The Latest Round Of Hayride Readings – Part Four: The Overton Window, by Glenn Beck

Other readings in this series…

After The Hangover, by R. Emmett Tyrrell
The Obama Diaries, by Laura Ingraham
Nullification, by Tom Woods

One thing about Glenn Beck, whether it’s his TV show, his radio show, his books or whatever else he does – he’s not boring.

That’s a talent to be admired, particularly in someone who is as exposed and prolific as Beck is. He’s goofy as often as not, he’s not always right, he cries too much on the air and he doesn’t come off as a particularly highbrow guy. But because of the somewhat off-the-wall character of his offerings, you never know what you’re going to get – it might be brilliant, funny, strange, kooky or all of the above.

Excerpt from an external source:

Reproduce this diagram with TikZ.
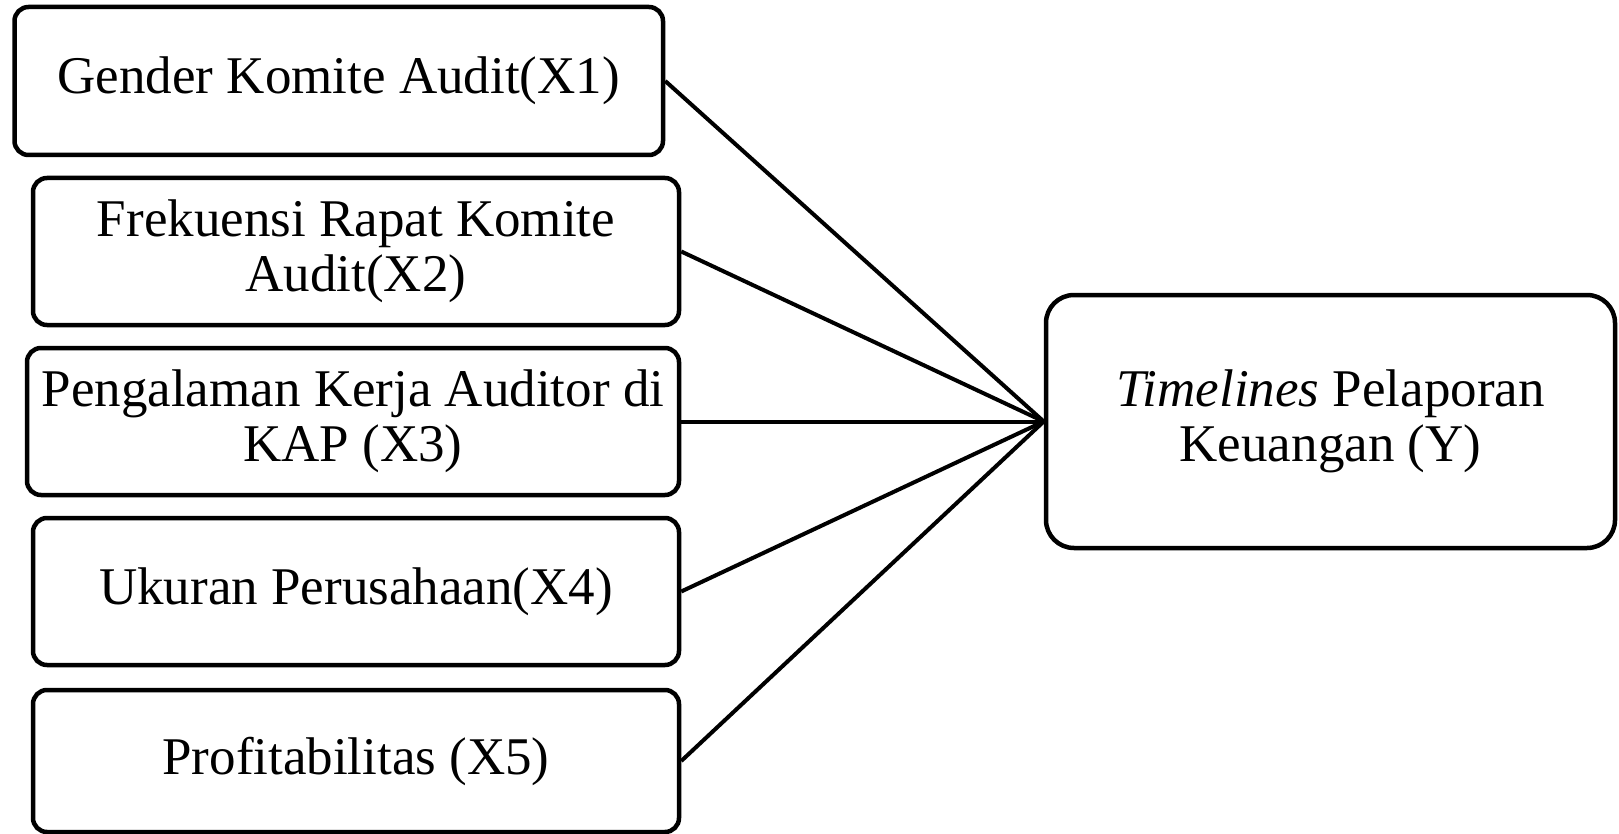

And so in picking up The Overton Window, Beck’s first stab at authoring novels, I had little idea what to expect. The advance publicity of the book held it forth as a thriller, perhaps a strange cross-pollination of Ayn Rand’s Atlas Shrugged and some of Vince Flynn’s darker novels about federal corruption leading to disaster.

And that’s more or less what Beck’s novel is.

He said upon the book’s release that the dystopian America it portrays is one he hopes we’ll never see, though elements of it do seem somewhat familiar in an undefined, ephemeral sort of way.  It’s an America in which those in power take great pains to propagandize and thus control the masses, in which force is used as an anvil to deception’s hammer and in which a gaping disconnect between the ruling class and the rest of the country threatens the very fabric of society.

And an America in which the solution is to strip away the country’s character completely, in order that the ruling class might control the masses more efficiently and overtly.

The book’s title comes from a concept developed at the Mackinac Center for Public Policy, a Michigan-based conservative think tank, whereby there are stages of public acceptance of ideas depending on the current understanding of the issues which surround them. For example, it took the Civil Rights movement to make the concept of affirmative action even remotely possible; in this formulation, it was necessary to “move the window” in order to enact such policies. The idea of gay marriage just 20 years ago was completely out of the mainstream; now it’s within the Overton Window. Or the idea that tax cuts could stimulate the economy and thus produce an increase in government revenues, which though it had been successfully proven in the 1920’s and 1960’s was still outside the realm of “normal” – it took a lot of rhetorical heavy lifting by Jack Kemp and Ronald Reagan in the late 1970’s to bring supply-side economics within the Overton Window.

And in Beck’s novel, the idea that American government and policy should cease to be within the realm of We The People and instead be handled by the elite is the subject of an attempt at moving the window.

The protagonist is Noah Gardner, the scion of America’s most successful public-relations firm. Gardner’s father Arthur, a legend in the business, is grooming him to take over – but he lacks the ruthlessness and big-picture understanding of his old man. At 28 years old, Noah is more of a fixer, a tactician. He knows how to get small things done. As to politics and power, he’s gleefully ignorant.

But Gardner’s life begins to change when he meets a girl. He steps out of his ruling-class lifestyle and into a counterculture loosely resembling the Tea Party. And when he does, he begins to see in ways he has not previously understood how the ruling class maintains power – the ugly underbelly of its practice of control.

From there, Gardner is carried along on a cross-country adventure ending in a near-tragedy and a change in the Overton Window. He’s not changed, and the counterculture in which he’s immersed does survive, but things do get worse.

The book has been panned in the Washington-New York media axis, though it’s a huge commercial success. It’s an interesting novel, and after a slow start of sorts it does move along nicely. To say it’s a groundbreaking work would be pushing it, though. The novel is fairly derivative; it’s almost a medley of Rand, Flynn, Orwell and others. It’s readable but not fabulously written. And while it will induce you to turn the page there are few surprises along the line. It’s also relatively interesting in its weaving of real-life examples of manipulation into the narrative, though along the way it is somewhat suggestive of tinfoil chapeaux – as Beck is accused often. Whether some of the loopier references are aimed at tweaking his critics, it’s hard to say.

But while much of the alarm Beck seeks to raise in The Overton Window over the slow slide into tyranny he sees in our country is perhaps overblown – the Tea Party movement itself is proof that America simply will not accept the kind of control by the ruling class he writes into his novel – it does make valid points. Our culture and politics are often manipulated by our elites. Deception does abound. There are examples, thankfully few, of law enforcement being abused. Our freedoms do appear under threat, though not in the overt ways Beck discusses in The Overton Window.

It’s worth a read. Will it make your personal
Big Top 10
? Probably not. But as a novel to fill a few hours on a plane or a rainy Saturday, The Overton Window is entertaining and thought-provoking enough to do the job.